Learn how to avoid a broken collectible and a broken heart with these tips on preservation.


Don’t let all the time you’ve invested into piecing together the perfect Christmas tree or dining set go into shambles…literally. Treat your decor and ornaments like the precious pieces they are to avoid a tree or table boasting scratches and chips—especially if the pieces are vintage.

Diane Sedo, a featured Romantic Homes stylist and photographer, gave us her tips on how to preserve and store your holiday decor so they’re just as bright, glittery or shiny—and most importantly, in-tact—next year.

Santa punch bowl


  • To prevent scratches, always remove the metal hooks from ornaments and store them in a resealable storage bag.
  • Dust your ornaments with a feather duster or soft artist’s brush.

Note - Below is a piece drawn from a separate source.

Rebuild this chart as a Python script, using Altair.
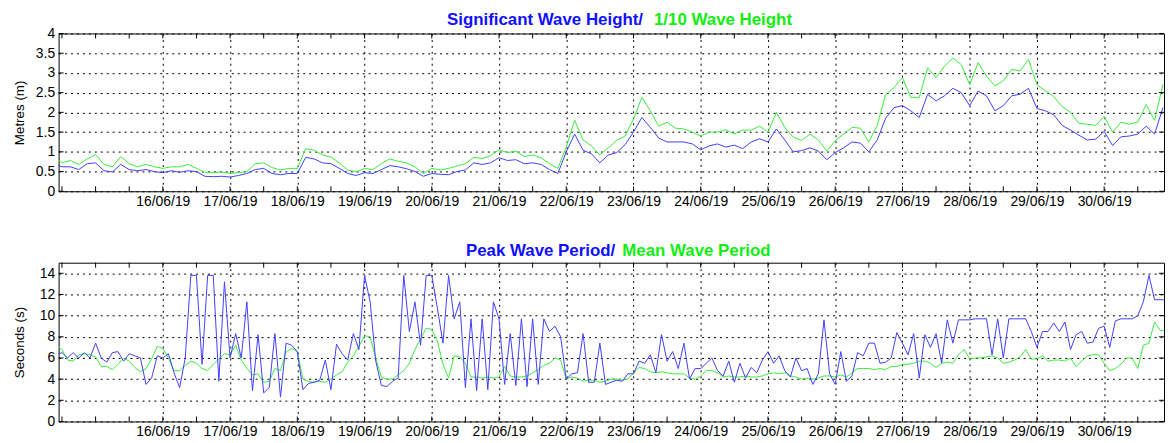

  • “I store components of vignettes together so I don’t have to search through boxes to put them together again,” Diane said.
  • “Store like ornaments together. I label the containers to identify the category of items such as glass, fabric or plastic.”
  • “I store my ornaments in sturdy boxes with several layers of divided compartments. Storage and organization stores sell a large variety of storage boxes made specifically for holiday decorations. I individually wrap fragile ornaments in acid-free tissue before packing them away.”
  • “Vintage hatboxes are perfect for large or odd-size pieces. When I can, I store each piece in its original box,  but that’s not always possible. Egg cartons and plastic containers protect fragile pieces. I store them in a hall or bedroom closet where there is no drastic change in temperature or moisture like in an attic, basement or garage.”